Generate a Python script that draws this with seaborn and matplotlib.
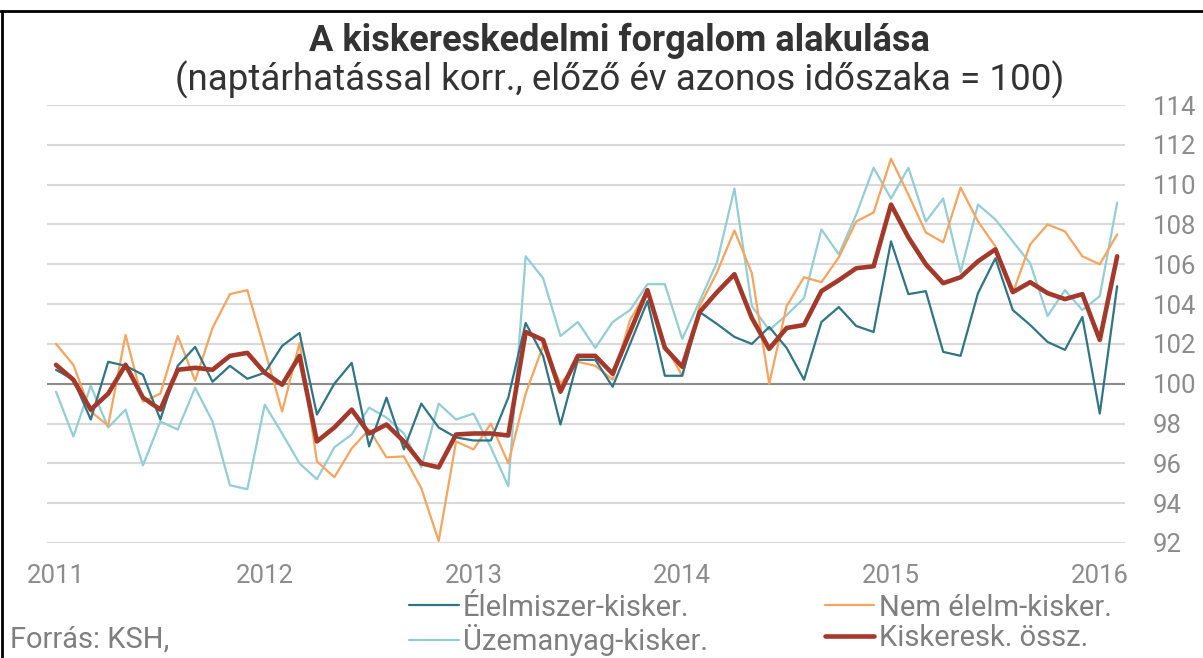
import matplotlib
matplotlib.use("Agg")
import matplotlib.pyplot as plt
from matplotlib.lines import Line2D
import seaborn as sns
import pandas as pd
import numpy as np

# Havi adatok, 2011. január - 2016. február
months = pd.period_range("2011-01", "2016-02", freq="M")

elelmiszer = [100.7, 100.2, 98.2, 101.1, 100.9, 100.45, 98.2, 100.9, 101.85, 100.1,
              100.9, 100.25, 100.55, 101.9, 102.55, 98.45, 100.0, 101.05, 96.85, 99.3,
              96.7, 99.0, 97.8, 97.3, 97.15, 97.15, 99.3, 103.05, 101.4, 97.95,
              101.2, 101.2, 99.85, 102.0, 104.15, 100.4, 100.4, 103.6, 103.0, 102.35,
              102.0, 102.85, 101.8, 100.2, 103.1, 103.85, 102.9, 102.6, 107.15, 104.5,
              104.65, 101.6, 101.4, 104.55, 106.3, 103.7, 102.95, 102.1, 101.7, 103.35,
              98.5, 104.9]
nem_elelm = [102.0, 100.95, 98.6, 97.9, 102.45, 99.1, 99.5, 102.4, 100.15, 102.8,
             104.5, 104.7, 101.7, 98.6, 102.05, 96.1, 95.3, 96.75, 97.7, 96.3,
             96.35, 94.75, 92.1, 97.1, 96.7, 98.0, 96.0, 99.5, 101.9, 100.0,
             101.1, 100.9, 100.2, 103.2, 104.7, 101.95, 100.4, 103.9, 105.6, 107.7,
             105.55, 100.0, 103.9, 105.35, 105.1, 106.35, 108.15, 108.6, 111.3, 109.5,
             107.6, 107.1, 109.85, 108.15, 106.9, 104.55, 107.0, 108.0, 107.65, 106.4,
             106.0, 107.5]
uzemanyag = [99.6, 97.35, 99.9, 97.8, 98.7, 95.9, 98.1, 97.7, 99.8, 98.1,
             94.9, 94.7, 98.95, 97.5, 96.0, 95.2, 96.8, 97.45, 98.8, 98.3,
             97.5, 95.8, 99.0, 98.2, 98.5, 96.8, 94.85, 106.4, 105.3, 102.4,
             103.1, 101.8, 103.1, 103.7, 105.0, 105.0, 102.25, 104.15, 106.1, 109.8,
             103.9, 102.7, 103.45, 104.3, 107.75, 106.5, 108.5, 110.85, 109.3, 110.85,
             108.15, 109.3, 105.6, 109.0, 108.25, 107.15, 106.05, 103.4, 104.7, 103.7,
             104.4, 109.1]
osszes = [100.95, 100.2, 98.7, 99.5, 100.95, 99.3, 98.7, 100.7, 100.8, 100.7,
          101.4, 101.55, 100.55, 99.95, 101.4, 97.1, 97.8, 98.7, 97.5, 97.95,
          97.1, 96.0, 95.8, 97.45, 97.5, 97.5, 97.4, 102.6, 102.2, 99.6,
          101.4, 101.4, 100.5, 102.6, 104.7, 101.8, 100.85, 103.6, 104.6, 105.5,
          103.3, 101.75, 102.8, 102.95, 104.65, 105.2, 105.8, 105.9, 109.0, 107.35,
          106.0, 105.05, 105.35, 106.15, 106.75, 104.6, 105.1, 104.55, 104.25, 104.5,
          102.2, 106.4]

series = {
    "Élelmiszer-kisker.": elelmiszer,
    "Nem élelm-kisker.": nem_elelm,
    "Üzemanyag-kisker.": uzemanyag,
    "Kiskeresk. össz.": osszes,
}
colors = {
    "Élelmiszer-kisker.": "#2f7585",
    "Nem élelm-kisker.": "#f6a45e",
    "Üzemanyag-kisker.": "#93cdd5",
    "Kiskeresk. össz.": "#a3392b",
}
widths = {
    "Élelmiszer-kisker.": 1.6,
    "Nem élelm-kisker.": 1.6,
    "Üzemanyag-kisker.": 1.6,
    "Kiskeresk. össz.": 3.3,
}
draw_order = ["Üzemanyag-kisker.", "Nem élelm-kisker.", "Élelmiszer-kisker.", "Kiskeresk. össz."]

x_idx = np.arange(len(months))
df = pd.concat([pd.DataFrame({"honap": x_idx, "ertek": series[k], "sor": k}) for k in draw_order])

sns.set_theme(style="white")
plt.rcParams["font.family"] = ["Roboto", "DejaVu Sans"]

fig = plt.figure(figsize=(12.03, 6.58), dpi=100)
ax = fig.add_axes([0.039, 0.1748, 0.8963, 0.6656])

for k in draw_order:
    sns.lineplot(data=df[df["sor"] == k], x="honap", y="ertek", color=colors[k],
                 linewidth=widths[k], ax=ax, legend=False)

ax.set_ylim(92, 114)
ax.set_xlim(-0.52, 61.46)
ax.set_yticks(range(92, 115, 2))
year_pos = [i for i, m in enumerate(months) if m.month == 1]
ax.set_xticks(year_pos)
ax.set_xticklabels([str(months[i].year) for i in year_pos])
ax.set_xlabel("")
ax.set_ylabel("")
ax.yaxis.tick_right()
ax.tick_params(axis="y", length=0, pad=20, labelsize=18.5, labelcolor="#8c8c8c")
ax.tick_params(axis="x", length=0, pad=15, labelsize=18.5, labelcolor="#8c8c8c")
ax.yaxis.grid(True, color="#d9d9d9", linewidth=1.5)
ax.set_axisbelow(True)
ax.axhline(100, color="#8c8c8c", linewidth=1.5, zorder=1)
for s in ax.spines.values():
    s.set_visible(False)

# cím
fig.text(0.515, 1 - 41 / 658, "A kiskereskedelmi forgalom alakulása", ha="center", va="center",
         fontsize=26, fontweight="bold", color="#333333")
fig.text(0.515, 1 - 80 / 658, "(naptárhatással korr., előző év azonos időszaka = 100)", ha="center",
         va="center", fontsize=26.5, color="#333333")

# jelmagyarázat
leg_order = ["Élelmiszer-kisker.", "Üzemanyag-kisker.", "Nem élelm-kisker.", "Kiskeresk. össz."]
handles = [Line2D([0], [0], color=colors[k], linewidth=widths[k]) for k in leg_order]
leg = fig.legend(handles, leg_order, ncol=2, loc="center", bbox_to_anchor=(0.632, 0.0505),
                 frameon=False, fontsize=21, handlelength=1.7, handletextpad=0.15,
                 columnspacing=4.0, labelspacing=0.08, borderpad=0)
for t in leg.get_texts():
    t.set_color("#7f7f7f")

fig.text(10 / 1203, 1 - 640 / 658, "Forrás: KSH,", ha="left", va="center", fontsize=21, color="#7f7f7f")

# keret
fig.add_artist(Line2D([0.0, 1.0], [1 - 11 / 658, 1 - 11 / 658], color="black", linewidth=2))
fig.add_artist(Line2D([2 / 1203, 2 / 1203], [0, 1 - 11 / 658], color="black", linewidth=2))

fig.savefig("out.png", dpi=100)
============
## PROBLEM DESCRIPTION
Output a faithful copy of the data, with each picture left out.

## FINISHED EXERCISE
Generate a Python script that draws this with seaborn and matplotlib.
import matplotlib
matplotlib.use("Agg")
import matplotlib.pyplot as plt
from matplotlib.lines import Line2D
import seaborn as sns
import pandas as pd
import numpy as np

# Havi adatok, 2011. január - 2016. február
months = pd.period_range("2011-01", "2016-02", freq="M")

elelmiszer = [100.7, 100.2, 98.2, 101.1, 100.9, 100.45, 98.2, 100.9, 101.85, 100.1,
              100.9, 100.25, 100.55, 101.9, 102.55, 98.45, 100.0, 101.05, 96.85, 99.3,
              96.7, 99.0, 97.8, 97.3, 97.15, 97.15, 99.3, 103.05, 101.4, 97.95,
              101.2, 101.2, 99.85, 102.0, 104.15, 100.4, 100.4, 103.6, 103.0, 102.35,
              102.0, 102.85, 101.8, 100.2, 103.1, 103.85, 102.9, 102.6, 107.15, 104.5,
              104.65, 101.6, 101.4, 104.55, 106.3, 103.7, 102.95, 102.1, 101.7, 103.35,
              98.5, 104.9]
nem_elelm = [102.0, 100.95, 98.6, 97.9, 102.45, 99.1, 99.5, 102.4, 100.15, 102.8,
             104.5, 104.7, 101.7, 98.6, 102.05, 96.1, 95.3, 96.75, 97.7, 96.3,
             96.35, 94.75, 92.1, 97.1, 96.7, 98.0, 96.0, 99.5, 101.9, 100.0,
             101.1, 100.9, 100.2, 103.2, 104.7, 101.95, 100.4, 103.9, 105.6, 107.7,
             105.55, 100.0, 103.9, 105.35, 105.1, 106.35, 108.15, 108.6, 111.3, 109.5,
             107.6, 107.1, 109.85, 108.15, 106.9, 104.55, 107.0, 108.0, 107.65, 106.4,
             106.0, 107.5]
uzemanyag = [99.6, 97.35, 99.9, 97.8, 98.7, 95.9, 98.1, 97.7, 99.8, 98.1,
             94.9, 94.7, 98.95, 97.5, 96.0, 95.2, 96.8, 97.45, 98.8, 98.3,
             97.5, 95.8, 99.0, 98.2, 98.5, 96.8, 94.85, 106.4, 105.3, 102.4,
             103.1, 101.8, 103.1, 103.7, 105.0, 105.0, 102.25, 104.15, 106.1, 109.8,
             103.9, 102.7, 103.45, 104.3, 107.75, 106.5, 108.5, 110.85, 109.3, 110.85,
             108.15, 109.3, 105.6, 109.0, 108.25, 107.15, 106.05, 103.4, 104.7, 103.7,
             104.4, 109.1]
osszes = [100.95, 100.2, 98.7, 99.5, 100.95, 99.3, 98.7, 100.7, 100.8, 100.7,
          101.4, 101.55, 100.55, 99.95, 101.4, 97.1, 97.8, 98.7, 97.5, 97.95,
          97.1, 96.0, 95.8, 97.45, 97.5, 97.5, 97.4, 102.6, 102.2, 99.6,
          101.4, 101.4, 100.5, 102.6, 104.7, 101.8, 100.85, 103.6, 104.6, 105.5,
          103.3, 101.75, 102.8, 102.95, 104.65, 105.2, 105.8, 105.9, 109.0, 107.35,
          106.0, 105.05, 105.35, 106.15, 106.75, 104.6, 105.1, 104.55, 104.25, 104.5,
          102.2, 106.4]

series = {
    "Élelmiszer-kisker.": elelmiszer,
    "Nem élelm-kisker.": nem_elelm,
    "Üzemanyag-kisker.": uzemanyag,
    "Kiskeresk. össz.": osszes,
}
colors = {
    "Élelmiszer-kisker.": "#2f7585",
    "Nem élelm-kisker.": "#f6a45e",
    "Üzemanyag-kisker.": "#93cdd5",
    "Kiskeresk. össz.": "#a3392b",
}
widths = {
    "Élelmiszer-kisker.": 1.6,
    "Nem élelm-kisker.": 1.6,
    "Üzemanyag-kisker.": 1.6,
    "Kiskeresk. össz.": 3.3,
}
draw_order = ["Üzemanyag-kisker.", "Nem élelm-kisker.", "Élelmiszer-kisker.", "Kiskeresk. össz."]

x_idx = np.arange(len(months))
df = pd.concat([pd.DataFrame({"honap": x_idx, "ertek": series[k], "sor": k}) for k in draw_order])

sns.set_theme(style="white")
plt.rcParams["font.family"] = ["Roboto", "DejaVu Sans"]

fig = plt.figure(figsize=(12.03, 6.58), dpi=100)
ax = fig.add_axes([0.039, 0.1748, 0.8963, 0.6656])

for k in draw_order:
    sns.lineplot(data=df[df["sor"] == k], x="honap", y="ertek", color=colors[k],
                 linewidth=widths[k], ax=ax, legend=False)

ax.set_ylim(92, 114)
ax.set_xlim(-0.52, 61.46)
ax.set_yticks(range(92, 115, 2))
year_pos = [i for i, m in enumerate(months) if m.month == 1]
ax.set_xticks(year_pos)
ax.set_xticklabels([str(months[i].year) for i in year_pos])
ax.set_xlabel("")
ax.set_ylabel("")
ax.yaxis.tick_right()
ax.tick_params(axis="y", length=0, pad=20, labelsize=18.5, labelcolor="#8c8c8c")
ax.tick_params(axis="x", length=0, pad=15, labelsize=18.5, labelcolor="#8c8c8c")
ax.yaxis.grid(True, color="#d9d9d9", linewidth=1.5)
ax.set_axisbelow(True)
ax.axhline(100, color="#8c8c8c", linewidth=1.5, zorder=1)
for s in ax.spines.values():
    s.set_visible(False)

# cím
fig.text(0.515, 1 - 41 / 658, "A kiskereskedelmi forgalom alakulása", ha="center", va="center",
         fontsize=26, fontweight="bold", color="#333333")
fig.text(0.515, 1 - 80 / 658, "(naptárhatással korr., előző év azonos időszaka = 100)", ha="center",
         va="center", fontsize=26.5, color="#333333")

# jelmagyarázat
leg_order = ["Élelmiszer-kisker.", "Üzemanyag-kisker.", "Nem élelm-kisker.", "Kiskeresk. össz."]
handles = [Line2D([0], [0], color=colors[k], linewidth=widths[k]) for k in leg_order]
leg = fig.legend(handles, leg_order, ncol=2, loc="center", bbox_to_anchor=(0.632, 0.0505),
                 frameon=False, fontsize=21, handlelength=1.7, handletextpad=0.15,
                 columnspacing=4.0, labelspacing=0.08, borderpad=0)
for t in leg.get_texts():
    t.set_color("#7f7f7f")

fig.text(10 / 1203, 1 - 640 / 658, "Forrás: KSH,", ha="left", va="center", fontsize=21, color="#7f7f7f")

# keret
fig.add_artist(Line2D([0.0, 1.0], [1 - 11 / 658, 1 - 11 / 658], color="black", linewidth=2))
fig.add_artist(Line2D([2 / 1203, 2 / 1203], [0, 1 - 11 / 658], color="black", linewidth=2))

fig.savefig("out.png", dpi=100)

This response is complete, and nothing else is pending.